I was in Abu Dhabi, not in Seattle, when it all went down, but in my mind’s eye I can see that second-quarter turning point, when the Seahawks suddenly turned into a scoring machine, and the tidal wave of momentum they generated at that point. A group of 53 guys who had decided they really liked each other, united in common cause. Not even playing for the money, at that moment, but for professional reputation and even joy, and because that 59-year-old “kid” who is their coach actually did instill in them a belief they could win.

Thus, Pete ended up in some dogpile with the players at midfield,  and for one more day he wasn’t living the NFL experience as much as replicating the college experience.

Can this last another week? Unlikely, but not impossible. It’s not as if the Chicago Bears are some juggernaut. As much as any team in the NFL, they have “fluke” written all over them. Some close victories (four by four points or fewer), some lucky victories, a suspiciously competent Jay Cutler. Not a whole lot of offense. The advantage of bad weather, but how much worse will it be than Seattle? Not wetter, that’s for sure.

Plus, there’s this: One of Seattle’s seven regular-season victories this season was at Chicago. Yes. The Seahawks won 23-20, at Soldier Field, on October 17. (One of the reasons, I suppose, that so many people were never quite sold on these Bears.) Pete doesn’t even have to talk his team around into believing they actually can beat the Bears; they already have.
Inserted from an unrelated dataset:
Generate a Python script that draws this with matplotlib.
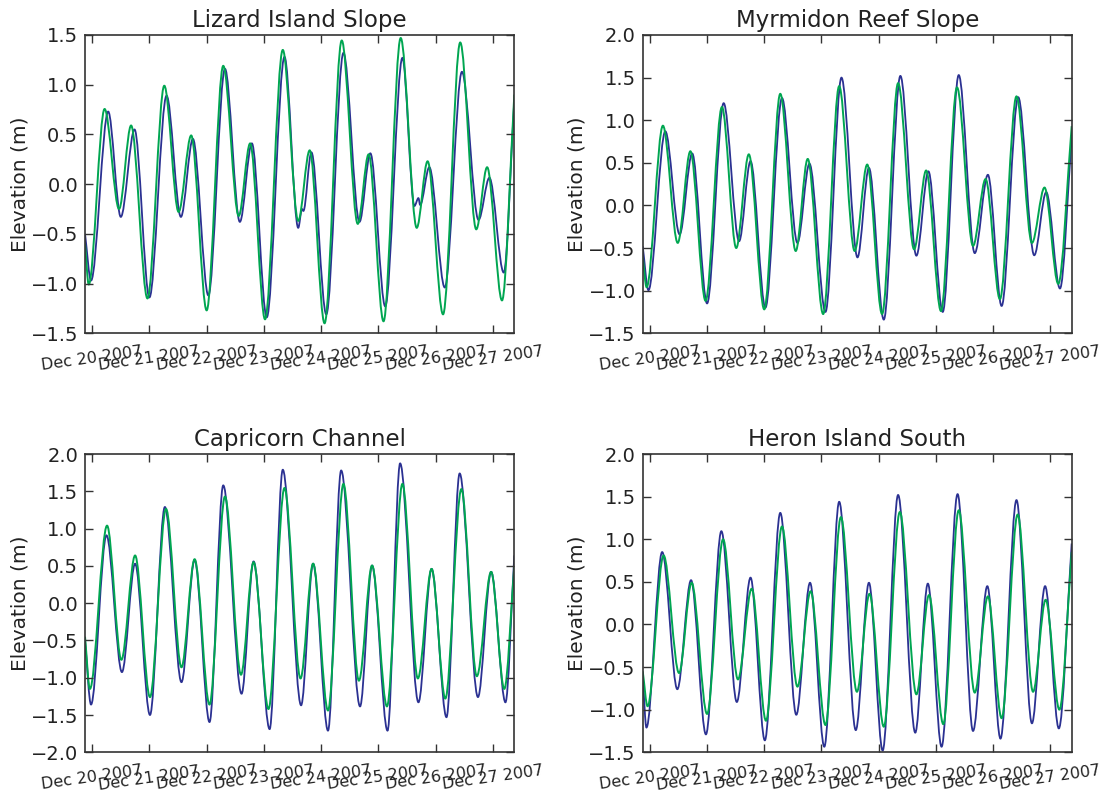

If this were the AFC playoffs, the Seahawks would be vaporized in this next round. By whomever. Actually, I wouldn’t like their chances, at all, against Green Bay and only marginally better against Atlanta. But at Chicago, with Pete jackin’ the guys up emotionally … maybe it happens. It’s not the way to bet, but I wouldn’t be surprised to open up my computer next weekend, see the score and say, “Pete!” again.